At Bergdorf, which does a robust business with Chrome Hearts rock-inspired accessories, shoppers have embraced the tough-as-rivets look as a complement, or sometimes an antidote, to the prim runway fashions of the last several seasons. It appeals to "luxury customers who do not necessarily want to look as if they are conforming," said Robert Burke, the store's fashion director.
Mrs. Dejah, the mom who shops at Marsha D. D., is among those likely to incorporate the look into a more refined ensemble, pulling on a Stones T-shirt, for instance, to punch up a fastidiously tailored blazer and black pants. "Rock is not my whole look," she said. "If I have to do something grown-up, I'll make some adjustments."
And Bergdorf's interpretation of classic rock will not be literal, Mr. Burke said, but will highlight hard-edged elements from the collections of Alexander McQueen and Dsquared, a mix intended for customers who want to roughen up and lend ballast to the season's wispy doll-like looks.

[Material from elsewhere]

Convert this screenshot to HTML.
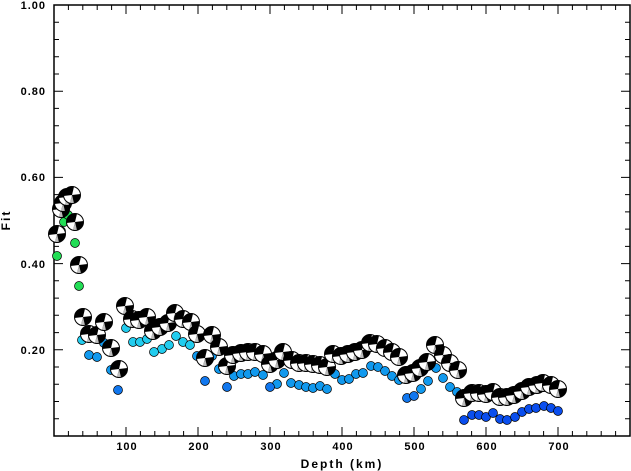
<!DOCTYPE html>
<html><head><meta charset="utf-8"><style>
html,body{margin:0;padding:0;background:#fff;}
svg{display:block;}
text{font-family:"Liberation Sans",sans-serif;font-weight:bold;fill:#000;}
</style></head><body>
<svg width="631" height="471" viewBox="0 0 631 471" xmlns="http://www.w3.org/2000/svg">
<defs>
<g id="b"><circle r="8.5" fill="#000"/><path d="M0 0 L8.5 -1 A8.5 8.5 0 0 0 2 -8.3 Z" fill="#fff"/><path d="M0 0 L-8.5 1 A8.5 8.5 0 0 0 -2 8.3 Z" fill="#fff"/><path d="M0 0 L-2 8.3 A8.5 8.5 0 0 0 2 8.3 Z" fill="#bbb"/><circle r="8.5" fill="none" stroke="#000" stroke-width="1"/></g>
</defs>
<rect x="54" y="5" width="576" height="431" fill="none" stroke="#000" stroke-width="1.5"/>
<g stroke="#000" stroke-width="1">
<path d="M54 91.2h9M54 177.4h9M54 263.6h9M54 349.8h9M630 91.2h-9M630 177.4h-9M630 263.6h-9M630 349.8h-9"/>
<path d="M54 22.2h5M54 39.5h5M54 56.7h5M54 74h5M54 108.4h5M54 125.7h5M54 142.9h5M54 160.2h5M54 194.6h5M54 211.9h5M54 229.1h5M54 246.4h5M54 280.8h5M54 298.1h5M54 315.3h5M54 332.6h5M54 367h5M54 384.3h5M54 401.5h5M54 418.8h5"/>
<path d="M630 22.2h-5M630 39.5h-5M630 56.7h-5M630 74h-5M630 108.4h-5M630 125.7h-5M630 142.9h-5M630 160.2h-5M630 194.6h-5M630 211.9h-5M630 229.1h-5M630 246.4h-5M630 280.8h-5M630 298.1h-5M630 315.3h-5M630 332.6h-5M630 367h-5M630 384.3h-5M630 401.5h-5M630 418.8h-5"/>
<path d="M126 436v-9M198 436v-9M270 436v-9M342 436v-9M414 436v-9M486 436v-9M558 436v-9M126 5v9M198 5v9M270 5v9M342 5v9M414 5v9M486 5v9M558 5v9"/>
<path d="M68.4 436v-5M82.8 436v-5M97.2 436v-5M111.6 436v-5M140.4 436v-5M154.8 436v-5M169.2 436v-5M183.6 436v-5M212.4 436v-5M226.8 436v-5M241.2 436v-5M255.6 436v-5M284.4 436v-5M298.8 436v-5M313.2 436v-5M327.6 436v-5M356.4 436v-5M370.8 436v-5M385.2 436v-5M399.6 436v-5M428.4 436v-5M442.8 436v-5M457.2 436v-5M471.6 436v-5M500.4 436v-5M514.8 436v-5M529.2 436v-5M543.6 436v-5M572.4 436v-5M586.8 436v-5M601.2 436v-5M615.6 436v-5"/>
<path d="M68.4 5v5M82.8 5v5M97.2 5v5M111.6 5v5M140.4 5v5M154.8 5v5M169.2 5v5M183.6 5v5M212.4 5v5M226.8 5v5M241.2 5v5M255.6 5v5M284.4 5v5M298.8 5v5M313.2 5v5M327.6 5v5M356.4 5v5M370.8 5v5M385.2 5v5M399.6 5v5M428.4 5v5M442.8 5v5M457.2 5v5M471.6 5v5M500.4 5v5M514.8 5v5M529.2 5v5M543.6 5v5M572.4 5v5M586.8 5v5M601.2 5v5M615.6 5v5"/>
</g>
<g font-size="11" text-anchor="end" letter-spacing="1">
<text x="46" y="9">1.00</text><text x="46" y="95">0.80</text><text x="46" y="181">0.60</text><text x="46" y="268">0.40</text><text x="46" y="354">0.20</text>
</g>
<g font-size="11" text-anchor="middle" letter-spacing="1">
<text x="127" y="450">100</text><text x="199" y="450">200</text><text x="271" y="450">300</text><text x="343" y="450">400</text><text x="415" y="450">500</text><text x="487" y="450">600</text><text x="559" y="450">700</text>
</g>
<text x="342" y="468" font-size="12" text-anchor="middle" letter-spacing="2">Depth (km)</text>
<text transform="translate(10,220) rotate(-90)" font-size="12" text-anchor="middle" letter-spacing="2">Fit</text>
<g stroke="#000" stroke-width="0.7">
<g fill="#22dd55"><circle cx="57" cy="256" r="4.5"/><circle cx="61" cy="231" r="4.5"/><circle cx="64" cy="222" r="4.5"/><circle cx="68" cy="215" r="4.5"/><circle cx="75" cy="243" r="4.5"/><circle cx="79" cy="286" r="4.5"/></g>
<g fill="#22ccee"><circle cx="82" cy="340" r="4.5"/><circle cx="126" cy="328" r="4.5"/><circle cx="133" cy="342" r="4.5"/><circle cx="140" cy="342" r="4.5"/><circle cx="147" cy="339" r="4.5"/><circle cx="176" cy="336" r="4.5"/><circle cx="183" cy="342" r="4.5"/><circle cx="190" cy="345" r="4.5"/><circle cx="162" cy="349" r="4.5"/><circle cx="169" cy="345" r="4.5"/><circle cx="154" cy="352" r="4.5"/></g>
<g fill="#1199ee"><circle cx="89" cy="355" r="4.5"/><circle cx="97" cy="357" r="4.5"/><circle cx="104" cy="343" r="4.5"/><circle cx="111" cy="370" r="4.5"/><circle cx="197" cy="356" r="4.5"/><circle cx="212" cy="356" r="4.5"/><circle cx="219" cy="369" r="4.5"/><circle cx="234" cy="376" r="4.5"/><circle cx="241" cy="374" r="4.5"/><circle cx="248" cy="374" r="4.5"/><circle cx="255" cy="372" r="4.5"/><circle cx="263" cy="375" r="4.5"/><circle cx="277" cy="384" r="4.5"/><circle cx="284" cy="373" r="4.5"/><circle cx="291" cy="383" r="4.5"/><circle cx="299" cy="385" r="4.5"/><circle cx="306" cy="387" r="4.5"/><circle cx="313" cy="388" r="4.5"/><circle cx="320" cy="386" r="4.5"/><circle cx="327" cy="389" r="4.5"/><circle cx="335" cy="374" r="4.5"/><circle cx="342" cy="380" r="4.5"/><circle cx="349" cy="379" r="4.5"/><circle cx="356" cy="374" r="4.5"/><circle cx="363" cy="373" r="4.5"/><circle cx="371" cy="366" r="4.5"/><circle cx="378" cy="367" r="4.5"/><circle cx="385" cy="371" r="4.5"/><circle cx="392" cy="376" r="4.5"/><circle cx="399" cy="380" r="4.5"/><circle cx="421" cy="389" r="4.5"/><circle cx="428" cy="381" r="4.5"/><circle cx="436" cy="368" r="4.5"/><circle cx="443" cy="378" r="4.5"/><circle cx="450" cy="387" r="4.5"/><circle cx="457" cy="392" r="4.5"/></g>
<g fill="#1177ee"><circle cx="118" cy="390" r="4.5"/><circle cx="205" cy="381" r="4.5"/><circle cx="227" cy="387" r="4.5"/><circle cx="270" cy="387" r="4.5"/><circle cx="407" cy="398" r="4.5"/><circle cx="414" cy="396" r="4.5"/></g>
<g fill="#0a4eee"><circle cx="464" cy="420" r="4.5"/><circle cx="472" cy="415" r="4.5"/><circle cx="479" cy="415" r="4.5"/><circle cx="486" cy="417" r="4.5"/><circle cx="493" cy="413" r="4.5"/><circle cx="500" cy="419" r="4.5"/><circle cx="507" cy="420" r="4.5"/><circle cx="515" cy="417" r="4.5"/><circle cx="522" cy="412" r="4.5"/><circle cx="529" cy="409" r="4.5"/><circle cx="536" cy="408" r="4.5"/><circle cx="544" cy="406" r="4.5"/><circle cx="551" cy="408" r="4.5"/><circle cx="558" cy="411" r="4.5"/></g>
</g>
<g>
<use href="#b" x="57" y="234"/><use href="#b" x="61" y="209"/><use href="#b" x="63" y="203"/><use href="#b" x="67" y="197"/><use href="#b" x="72" y="195"/><use href="#b" x="75" y="222"/><use href="#b" x="79" y="265"/><use href="#b" x="83" y="317"/><use href="#b" x="89" y="334"/><use href="#b" x="97" y="335"/><use href="#b" x="104" y="322"/><use href="#b" x="111" y="348"/><use href="#b" x="119" y="369"/>
<use href="#b" x="125" y="306"/><use href="#b" x="132" y="319"/><use href="#b" x="139" y="320"/><use href="#b" x="147" y="317"/><use href="#b" x="153" y="331"/><use href="#b" x="160" y="327"/><use href="#b" x="168" y="323"/><use href="#b" x="175" y="313"/><use href="#b" x="183" y="319"/><use href="#b" x="191" y="322"/><use href="#b" x="197" y="334"/><use href="#b" x="205" y="358"/><use href="#b" x="212" y="335"/><use href="#b" x="219" y="347"/><use href="#b" x="227" y="366"/><use href="#b" x="233" y="355"/><use href="#b" x="241" y="353"/><use href="#b" x="248" y="352"/><use href="#b" x="255" y="352"/><use href="#b" x="263" y="354"/><use href="#b" x="270" y="364"/><use href="#b" x="277" y="360"/><use href="#b" x="283" y="352"/><use href="#b" x="292" y="360"/><use href="#b" x="299" y="363"/>
<use href="#b" x="306" y="363"/><use href="#b" x="313" y="364"/><use href="#b" x="320" y="365"/><use href="#b" x="327" y="367"/><use href="#b" x="333" y="354"/><use href="#b" x="341" y="356"/><use href="#b" x="348" y="354"/><use href="#b" x="355" y="352"/><use href="#b" x="362" y="350"/><use href="#b" x="370" y="343"/><use href="#b" x="377" y="344"/><use href="#b" x="385" y="348"/><use href="#b" x="392" y="352"/><use href="#b" x="399" y="357"/><use href="#b" x="406" y="375"/><use href="#b" x="413" y="373"/><use href="#b" x="420" y="368"/><use href="#b" x="427" y="362"/><use href="#b" x="435" y="345"/><use href="#b" x="443" y="355"/><use href="#b" x="450" y="363"/><use href="#b" x="458" y="370"/><use href="#b" x="464" y="398"/><use href="#b" x="472" y="393"/><use href="#b" x="479" y="393"/><use href="#b" x="486" y="394"/><use href="#b" x="493" y="392"/><use href="#b" x="500" y="397"/><use href="#b" x="507" y="397"/><use href="#b" x="514" y="395"/><use href="#b" x="522" y="391"/><use href="#b" x="529" y="387"/><use href="#b" x="537" y="385"/><use href="#b" x="543" y="383"/><use href="#b" x="551" y="385"/><use href="#b" x="558" y="389"/>
</g>
</svg>
</body></html>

Today rock style is increasingly pitched to an audience grown comfortable with its casual if somewhat mannered appearance. "Formality doesn't really exist in everyday fashion like it did in the times of our parents and grandparents," said Cesar Padilla, an owner of Cherry. "That's why the things we take for granted - denim and leather and boots - which were embraced by the rock movement, have become part of modern street chic."
Nor will the sight of a baby boomer tricked out in leather and flares raise many eyebrows, Mr. Padilla added. "In the 60's, if you had a record executive walking around in a Sonic Youth T-shirt, you would have thought he was out of his mind.
"But today it's O.K. for a 50-year-old to wear a Sonic shirt, because everybody in Sonic Youth is 50 years old."